▸ To be done: Exactly as written, write out the lines below from the first to the one containing "const yMinorTicks = [10, 30, 50, 70, 90, 110, 130];", inclusive. Pictures do not belong in the copy.
====
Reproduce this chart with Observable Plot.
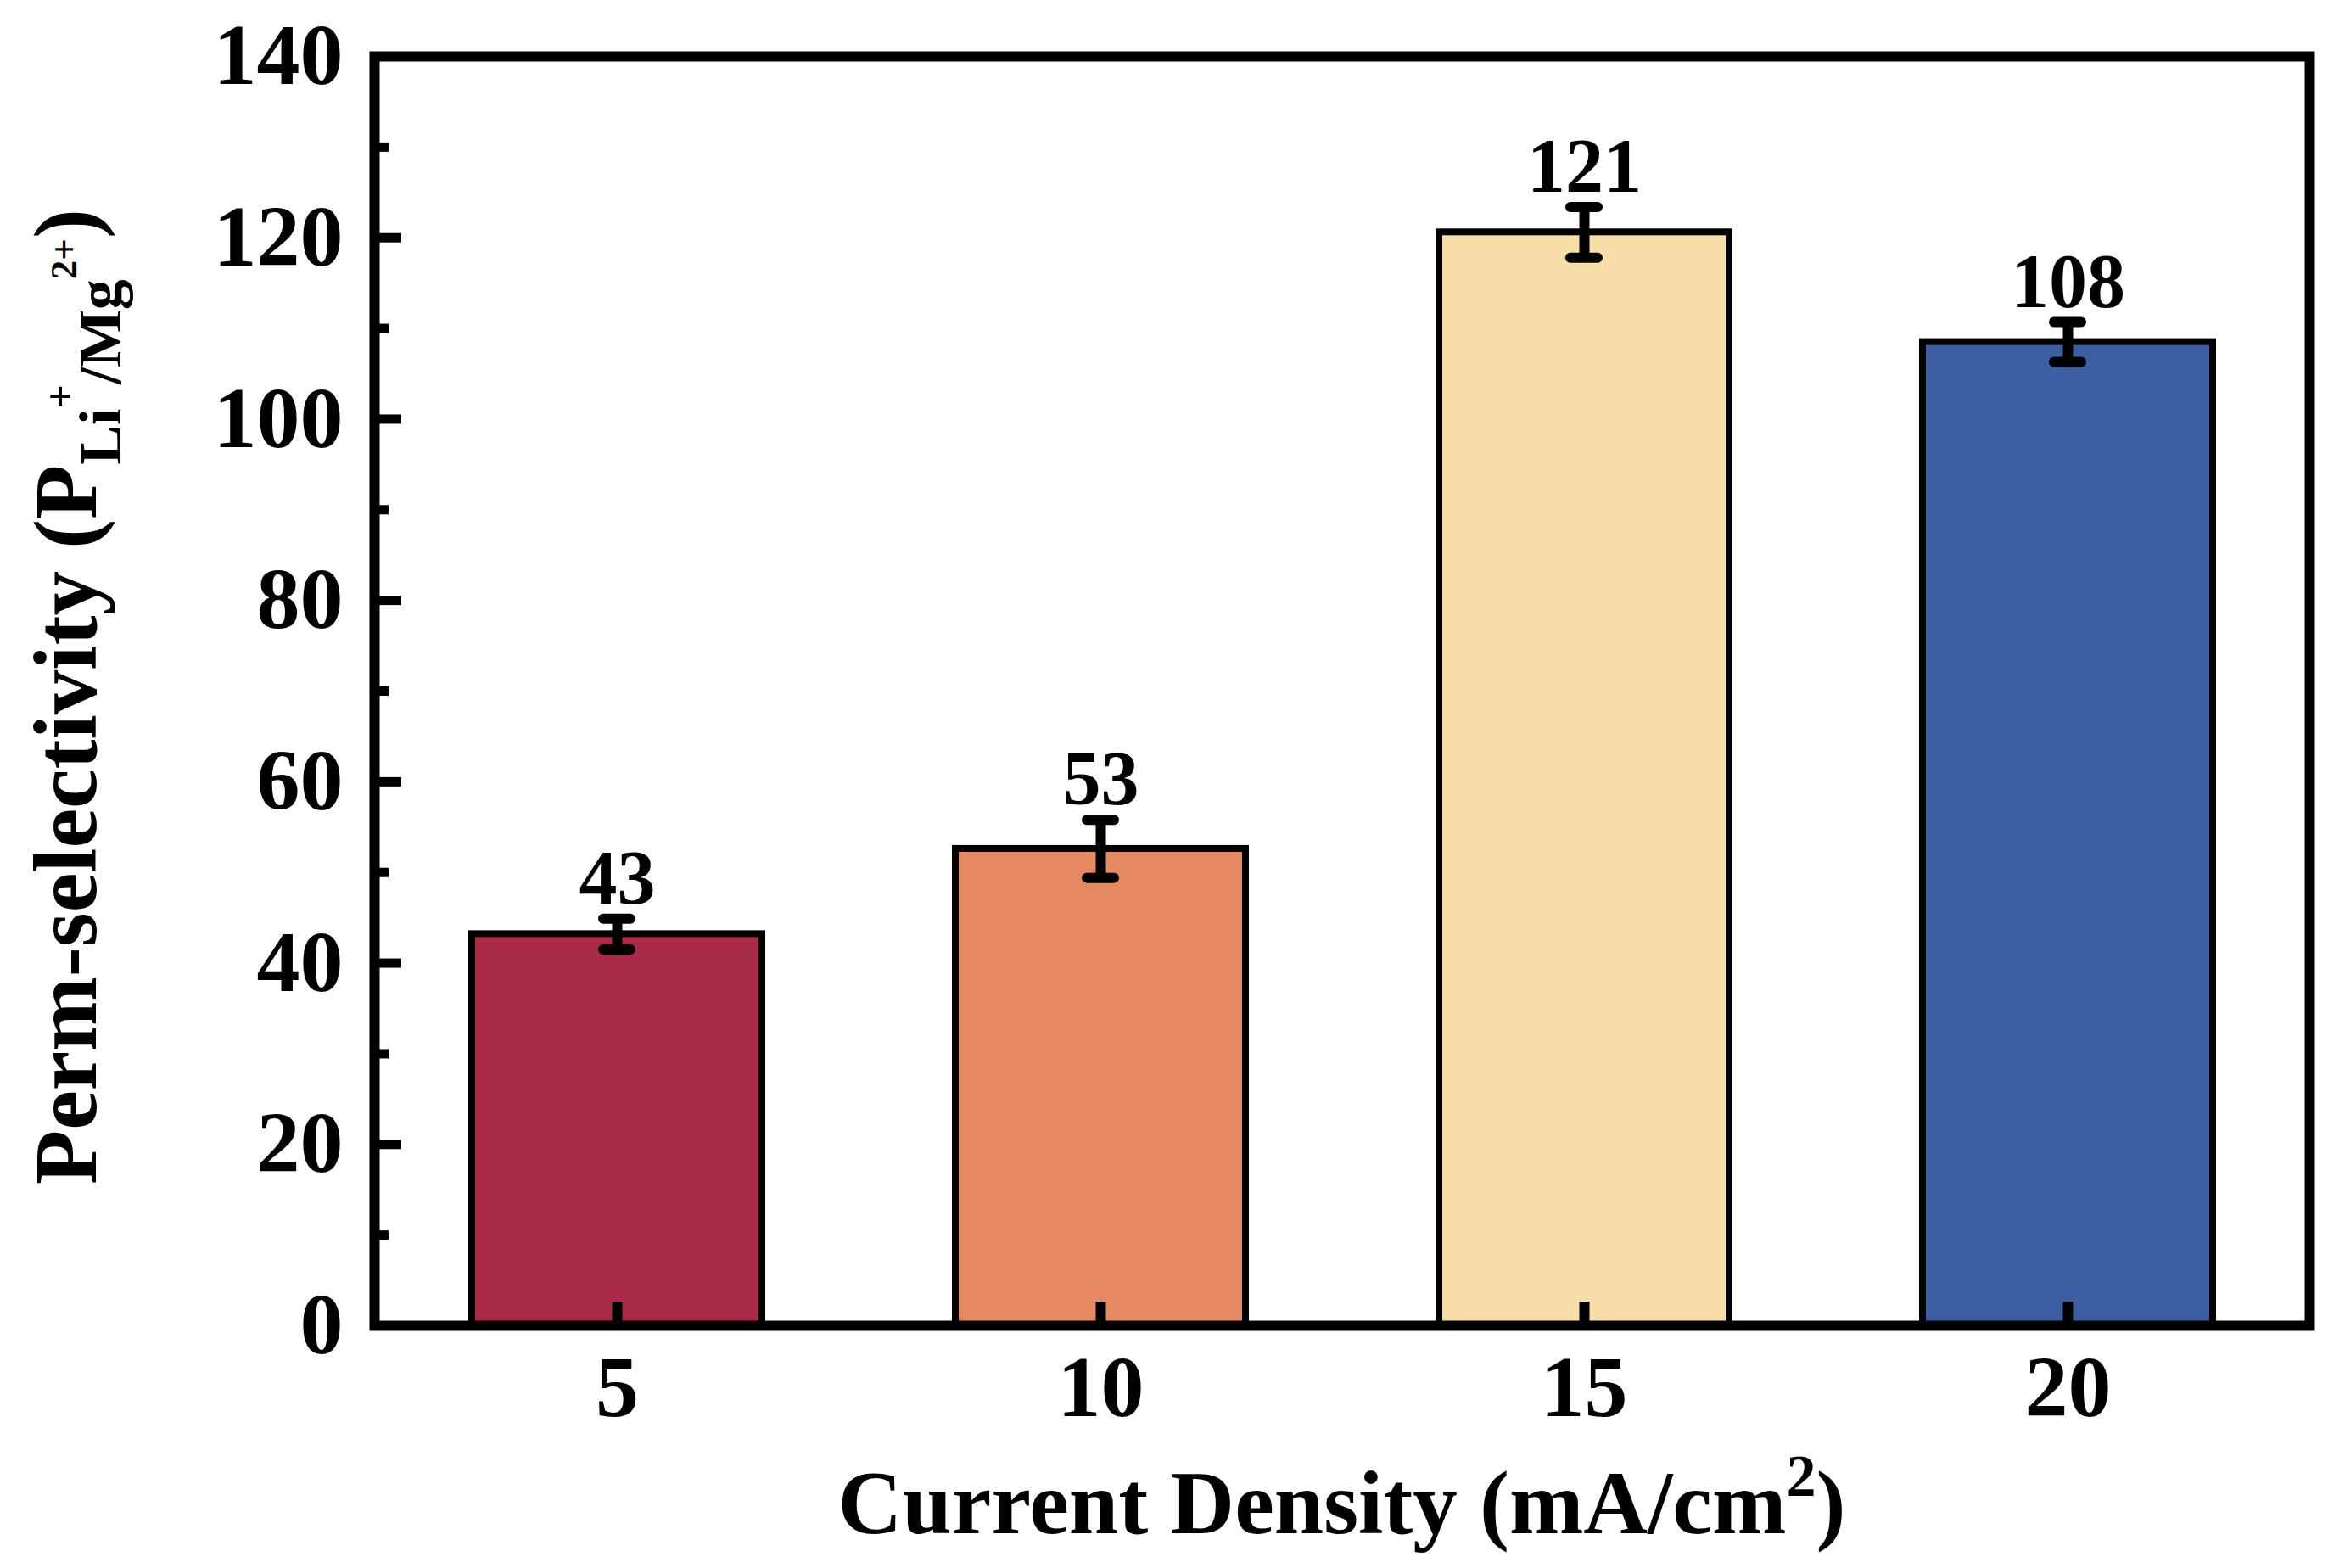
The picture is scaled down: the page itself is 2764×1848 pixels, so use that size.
<!DOCTYPE html>
<html>
<head>
<meta charset="utf-8">
<script src="https://cdn.jsdelivr.net/npm/d3@7"></script>
<script src="https://cdn.jsdelivr.net/npm/@observablehq/plot@0.6"></script>
<style>
  html, body { margin: 0; padding: 0; background: #fff; }
  svg text { font-family: "Liberation Serif", "Times New Roman", serif; font-weight: bold; }
</style>
</head>
<body>
<div id="chart"></div>
<script>
// ---- data ----
const categories = ["5", "10", "15", "20"];
const values = [43.2, 52.6, 120.6, 108.5];
const errors = [1.7, 3.2, 2.8, 2.2];
const valueLabels = ["43", "53", "121", "108"];
const barColors = ["#A92B47", "#E58963", "#F7DEA6", "#3E5EA4"];
const yTicks = [0, 20, 40, 60, 80, 100, 120, 140];
const yMinorTicks = [10, 30, 50, 70, 90, 110, 130];

const data = categories.map((c, i) => ({
  cat: c, value: values[i], err: errors[i], label: valueLabels[i], color: barColors[i]
}));

const W = 2764, H = 1848;
const mL = 441, mR = 42, mT = 66, mB = 286;
const fw = W - mL - mR, fh = H - mT - mB;

const chart = Plot.plot({
  width: W, height: H,
  marginLeft: mL, marginRight: mR, marginTop: mT, marginBottom: mB,
  style: { fontFamily: "Liberation Serif", fontWeight: "bold", background: "#fff", color: "#000" },
  x: { domain: categories, paddingInner: 0.4, paddingOuter: 0.2, label: null },
  y: { domain: [0, 140], label: null },
  color: { type: "identity" },
  marks: [
    Plot.barY(data, { x: "cat", y: "value", fill: "color", stroke: "#000", strokeWidth: 8 }),
    Plot.ruleX(data, { x: "cat", y1: d => d.value - d.err, y2: d => d.value + d.err, stroke: "#000", strokeWidth: 12 }),
    Plot.tickY(data, { x: "cat", y: d => d.value + d.err, stroke: "#000", strokeWidth: 12, strokeLinecap: "round", insetLeft: 155, insetRight: 155 }),
    Plot.tickY(data, { x: "cat", y: d => d.value - d.err, stroke: "#000", strokeWidth: 12, strokeLinecap: "round", insetLeft: 155, insetRight: 155 }),
    Plot.text(data, { x: "cat", y: d => d.value + d.err, text: "label", lineAnchor: "bottom", dy: -18, fontSize: 90, fontWeight: "bold", fill: "#000" }),
    Plot.ruleY(yTicks, { y: d => d, insetRight: fw - 32, stroke: "#000", strokeWidth: 11 }),
    Plot.ruleY(yMinorTicks, { y: d => d, insetRight: fw - 17, stroke: "#000", strokeWidth: 11 }),
    Plot.tickX(categories, { x: d => d, insetTop: fh - 28, stroke: "#000", strokeWidth: 12 }),
    Plot.axisY({ ticks: yTicks, tickSize: 0, tickPadding: 37, fontSize: 102, fontWeight: "bold", label: null }),
    Plot.axisX({ tickSize: 0, tickPadding: 34, fontSize: 102, fontWeight: "bold", label: null }),
    Plot.frame({ stroke: "#000", strokeWidth: 12 })
  ]
});

document.getElementById("chart").appendChild(chart);

const svg = d3.select(chart);

// x-axis title
const xt = svg.append("text")
  .attr("x", mL + fw / 2).attr("y", 1807)
  .attr("text-anchor", "middle")
  .attr("font-size", 105).attr("font-weight", "bold").attr("fill", "#000");
xt.append("tspan").text("Current Density (mA/cm");
xt.append("tspan").attr("font-size", 70).attr("dy", -44).text("2");
xt.append("tspan").attr("dy", 44).text(")");

// y-axis title
const yt = svg.append("text")
  .attr("transform", `translate(113, 1396) rotate(-90)`)
  .attr("text-anchor", "start")
  .attr("font-size", 105).attr("font-weight", "bold").attr("fill", "#000");
yt.append("tspan").text("Perm-selectivity (P");
yt.append("tspan").attr("font-size", 70).attr("dy", 29).text("Li");
yt.append("tspan").attr("font-size", 50).attr("dy", -54).text("+");
yt.append("tspan").attr("font-size", 72).attr("dy", 54).text("/Mg");
yt.append("tspan").attr("font-size", 45).attr("dy", -52).text("2+");
yt.append("tspan").attr("font-size", 105).attr("dy", 23).text(")");
</script>
</body>
</html>
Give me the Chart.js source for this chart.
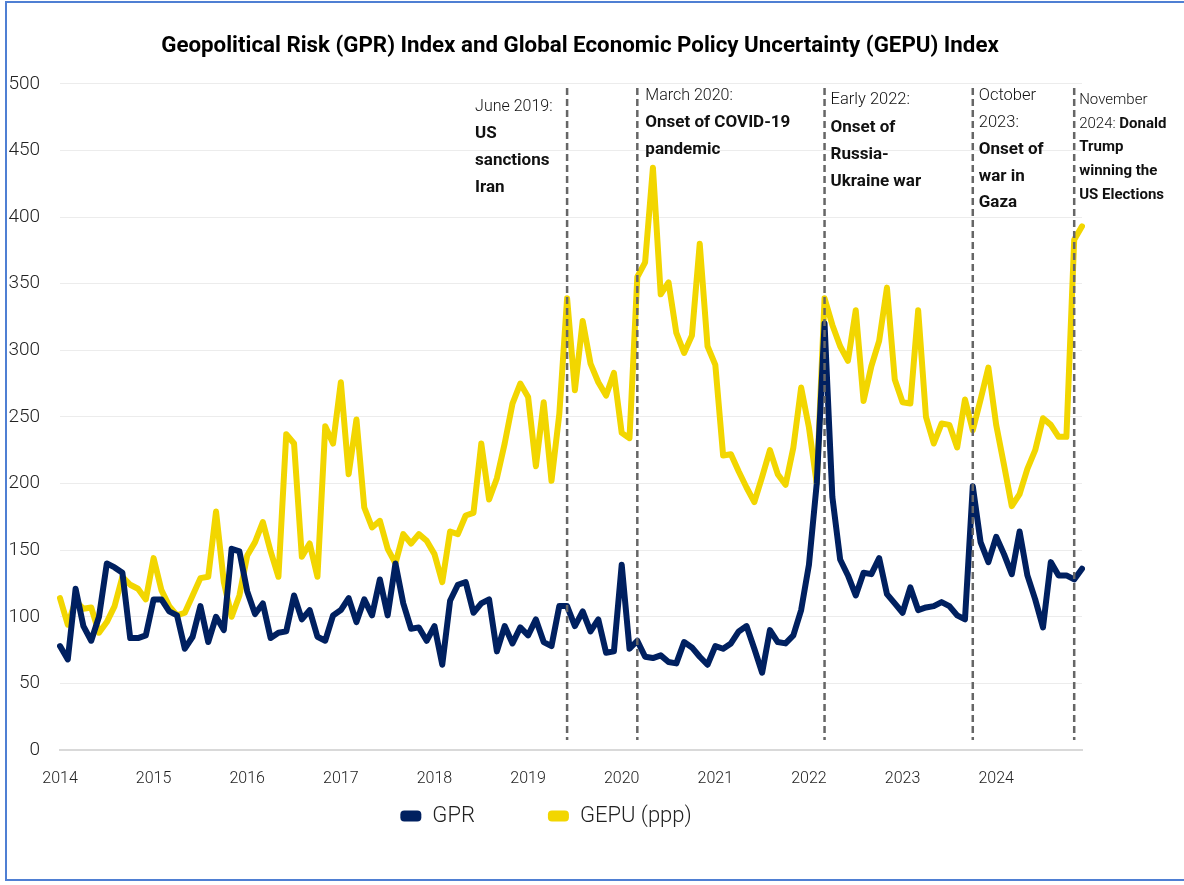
<!DOCTYPE html>
<html>
<head>
<meta charset="utf-8">
<script src="https://cdn.jsdelivr.net/npm/chart.js@4.4.1/dist/chart.umd.min.js"></script>
<style>
  body { margin: 0; background: #fff; }
  #wrap { position: relative; width: 1184px; height: 885px; overflow: hidden; }
  #frame { position: absolute; left: 5px; top: 1px; width: 1200px; height: 876px; border: 2px solid #4f7fd3; }
  #myChart { position: absolute; left: 0; top: 0; }
</style>
</head>
<body>
<div id="wrap">
  <div id="frame"></div>
  <canvas id="myChart" width="1184" height="885"></canvas>
</div>
<script>
var boldFace = "Roboto, 'Open Sans', sans-serif";
var light = "Roboto, 'Open Sans', sans-serif";

var years = ['2014', '2015', '2016', '2017', '2018', '2019', '2020', '2021', '2022', '2023', '2024'];
var months = [];
years.forEach(function (y) {
  for (var m = 1; m <= 12; m++) months.push(y + '-' + (m < 10 ? '0' + m : m));
});

// monthly index values, Jan 2014 - Dec 2024
var gpr = [
  78, 68, 121, 93, 82, 100, 140, 137, 133, 84, 84, 86,
  113, 113, 104, 101, 76, 85, 108, 81, 100, 90, 151, 149,
  119, 102, 110, 84, 88, 89, 116, 98, 105, 85, 82, 101,
  105, 114, 96, 113, 101, 128, 101, 140, 110, 91, 92, 82,
  93, 64, 112, 124, 126, 103, 110, 113, 74, 93, 80, 92,
  86, 98, 81, 78, 108, 108, 93, 104, 89, 98, 73, 74,
  139, 76, 82, 70, 69, 71, 66, 65, 81, 77, 70, 64,
  78, 76, 80, 89, 93, 76, 58, 90, 81, 80, 86, 105,
  139, 200, 320, 190, 143, 131, 116, 133, 132, 144, 117, 110,
  103, 122, 105, 107, 108, 111, 108, 101, 98, 198, 156, 141,
  160, 147, 132, 164, 131, 113, 92, 141, 131, 131, 128, 136
];

var gepu = [
  114, 94, 112, 106, 107, 88, 96, 108, 130, 124, 121, 113,
  144, 120, 108, 101, 103, 116, 129, 130, 179, 126, 100, 116,
  146, 156, 171, 149, 130, 237, 230, 145, 155, 130, 243, 230,
  276, 207, 248, 182, 167, 172, 151, 140, 162, 155, 162, 157,
  147, 126, 164, 162, 176, 178, 230, 188, 204, 230, 260, 275,
  265, 213, 261, 202, 252, 339, 270, 322, 290, 276, 266, 283,
  238, 234, 355, 366, 437, 342, 351, 313, 298, 311, 380, 303,
  289, 221, 222, 209, 197, 186, 205, 225, 207, 199, 227, 272,
  242, 200, 339, 319, 303, 292, 330, 262, 288, 307, 347, 278,
  261, 260, 330, 250, 230, 245, 244, 227, 263, 240, 263, 287,
  244, 214, 183, 192, 211, 225, 249, 244, 235, 235, 383, 393
];

var eventMonths = ['2019-06', '2020-03', '2022-03', '2023-10', '2024-11'];
// each note line is a list of [text, bold]
var eventNotes = [
  [[['June 2019:', 0]], [['US', 1]], [['sanctions', 1]], [['Iran', 1]]],
  [[['March 2020:', 0]], [['Onset of COVID-19', 1]], [['pandemic', 1]]],
  [[['Early 2022:', 0]], [['Onset of', 1]], [['Russia-', 1]], [['Ukraine war', 1]]],
  [[['October', 0]], [['2023:', 0]], [['Onset of', 1]], [['war in', 1]], [['Gaza', 1]]],
  [[['November', 0]], [['2024: ', 0], ['Donald', 1]], [['Trump', 1]], [['winning the', 1]], [['US Elections', 1]]]
];

var noteLayout = [
  { dx: -92, top: 107, lh: 27, light: 16, bold: 17 },
  { dx: 8, top: 96, lh: 27, light: 16, bold: 17 },
  { dx: 6, top: 100, lh: 27.4, light: 16.5, bold: 17 },
  { dx: 6, top: 96, lh: 26.8, light: 16.5, bold: 17 },
  { dx: 5, top: 100, lh: 23.8, light: 15, bold: 15 }
];

var eventLines = {
  id: 'eventLines',
  afterDatasetsDraw: function (chart) {
    var c = chart.ctx;
    var xs = chart.scales.x;
    c.save();
    eventMonths.forEach(function (m, k) {
      var px = xs.getPixelForValue(months.indexOf(m));
      c.beginPath();
      c.setLineDash([7, 4]);
      c.lineWidth = 2.5;
      c.strokeStyle = '#666666';
      c.moveTo(px, 88);
      c.lineTo(px, 740);
      c.stroke();

      var lay = noteLayout[k];
      c.setLineDash([]);
      c.textBaseline = 'middle';
      c.textAlign = 'left';
      c.fillStyle = '#111111';
      eventNotes[k].forEach(function (line, j) {
        var tx = px + lay.dx;
        line.forEach(function (part) {
          c.font = part[1] ? 'bold ' + lay.bold + 'px ' + boldFace : '300 ' + lay.light + 'px ' + light;
          c.fillText(part[0], tx, lay.top + j * lay.lh);
          tx += c.measureText(part[0]).width;
        });
      });
    });
    c.restore();
  }
};

// legend sits left of centre, close under the year labels
var legendNudge = {
  id: 'legendNudge',
  afterLayout: function (chart) {
    var lg = chart.legend;
    lg.left -= 34; lg.right -= 34;
    lg.top -= 63;
  }
};

var myChart = new Chart(document.getElementById('myChart').getContext('2d'), {
  type: 'line',
  data: {
    labels: months,
    datasets: [{
      label: 'GPR',
      data: gpr,
      borderColor: '#002060',
      backgroundColor: '#002060',
      borderWidth: 6,
      pointRadius: 0,
      borderJoinStyle: 'round',
      borderCapStyle: 'round',
      tension: 0
    }, {
      label: 'GEPU (ppp)',
      data: gepu,
      borderColor: '#f2d600',
      backgroundColor: '#f2d600',
      borderWidth: 6,
      pointRadius: 0,
      borderJoinStyle: 'round',
      borderCapStyle: 'round',
      tension: 0
    }]
  },
  options: {
    responsive: false,
    animation: false,
    layout: { padding: { top: 0, left: 0, right: 24, bottom: 47 } },
    plugins: {
      title: {
        display: true,
        text: 'Geopolitical Risk (GPR) Index and Global Economic Policy Uncertainty (GEPU) Index',
        color: '#000',
        font: { family: boldFace, size: 22.3, weight: 'bold', lineHeight: 1.2 },
        padding: { top: 33, bottom: 24 }
      },
      legend: {
        position: 'bottom',
        maxHeight: 43,
        labels: {
          color: '#222',
          font: { family: light, size: 22, weight: '300' },
          boxWidth: 21,
          boxHeight: 11,
          useBorderRadius: true,
          borderRadius: 4,
          padding: 73,
          generateLabels: function (chart) {
            var items = Chart.defaults.plugins.legend.labels.generateLabels(chart);
            items.forEach(function (it) { it.lineWidth = 0; });
            return items;
          }
        }
      },
      tooltip: { enabled: false }
    },
    scales: {
      x: {
        grid: { display: false, drawTicks: false },
        border: { color: '#d9d9d9', width: 2 },
        ticks: {
          autoSkip: false,
          maxRotation: 0,
          padding: 19,
          color: '#222',
          font: { family: light, size: 16, weight: '300' },
          callback: function (v, i) { return i % 12 === 0 ? years[i / 12] : ''; }
        },
        afterFit: function (s) { s.height = 45; }
      },
      y: {
        min: 0,
        max: 500,
        grid: { color: '#ececec', drawTicks: false },
        border: { display: false },
        ticks: {
          stepSize: 50,
          padding: 20,
          color: '#222',
          font: { family: light, size: 19, weight: '300' }
        },
        afterFit: function (s) { s.width = 60; }
      },
      yRight: {
        position: 'right',
        grid: { display: false },
        border: { display: false },
        ticks: { display: false },
        afterFit: function (s) { s.width = 78; }
      }
    }
  },
  plugins: [eventLines, legendNudge]
});
</script>
</body>
</html>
====
▸ Correct result:
Reproduce this chart with Observable Plot.
The picture is scaled down: the page itself is 2764×1848 pixels, so use that size.
<!DOCTYPE html>
<html>
<head>
<meta charset="utf-8">
<script src="https://cdn.jsdelivr.net/npm/d3@7"></script>
<script src="https://cdn.jsdelivr.net/npm/@observablehq/plot@0.6"></script>
<style>
  html, body { margin: 0; padding: 0; background: #fff; }
  svg text { font-family: "Liberation Serif", "Times New Roman", serif; font-weight: bold; }
</style>
</head>
<body>
<div id="chart"></div>
<script>
// ---- data ----
const categories = ["5", "10", "15", "20"];
const values = [43.2, 52.6, 120.6, 108.5];
const errors = [1.7, 3.2, 2.8, 2.2];
const valueLabels = ["43", "53", "121", "108"];
const barColors = ["#A92B47", "#E58963", "#F7DEA6", "#3E5EA4"];
const yTicks = [0, 20, 40, 60, 80, 100, 120, 140];
const yMinorTicks = [10, 30, 50, 70, 90, 110, 130];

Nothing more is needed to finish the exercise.